Questa Corte spiega che, allo scopo del riconoscimento della protezione umanitaria, è necessario che chi invochi tale forma di tutela, alleghi in giudizio fatti ulteriori e diversi da quelli posti a fondamento delle altre due domande di protezione cosiddetta “maggiore” (cfr. Cass. (ord.) 7.8.2019, n. 21123; Cass. (ord.) 31.3.2020, n. 7622, secondo cui le domande di protezione internazionale, di protezione sussidiaria e di protezione umanitaria si fondano su differenti “causae petendi”, così che è onere del richiedente allegare fatti specifici e diversi a seconda della forma di protezione invocata).

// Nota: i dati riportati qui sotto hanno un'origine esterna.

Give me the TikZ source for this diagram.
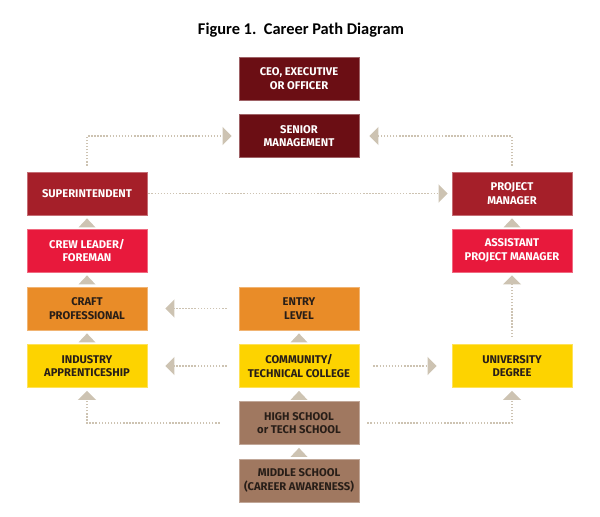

Nè rileva tout court la situazione di povertà in cui versa il (OMISSIS).
22. In dipendenza del rigetto del ricorso il ricorrente va condannato a rimborsare al Ministero dell’Interno le spese del presente giudizio di legittimità. La liquidazione segue come da dispositivo.
23. Ai sensi del D.P.R. n. 115 del 2002, art. 13, comma 1 quater, si dà atto della sussistenza dei presupposti processuali per il versamento, da parte del ricorrente, di un ulteriore importo a titolo di contributo unificato pari a quello previsto per il ricorso ai sensi dell’art. 13, comma 1 bis D.P.R. cit., se dovuto (cfr. Cass. sez. un. 20.2.2020, n. 4315).
PQM
La Corte rigetta il ricorso; condanna il ricorrente, D.O., a rimborsare al Ministero dell’Interno le spese del presente giudizio di legittimità, che si liquidano in Euro 2.100,00 per compensi, oltre spese prenotate a debito; ai sensi del D.P.R. n. 115 del 2002, art. 13, comma 1 quater, si dà atto della sussistenza dei presupposti processuali per il versamento, da parte del ricorrente, di un ulteriore importo a titolo di contributo unificato pari a quello previsto per il ricorso ai sensi dell’art. 13, comma 1 bis D.P.R. cit., se dovuto.
Così deciso in Roma, nella camera di consiglio della sez. seconda civ. della Corte Suprema di Cassazione, il 17 novembre 2020.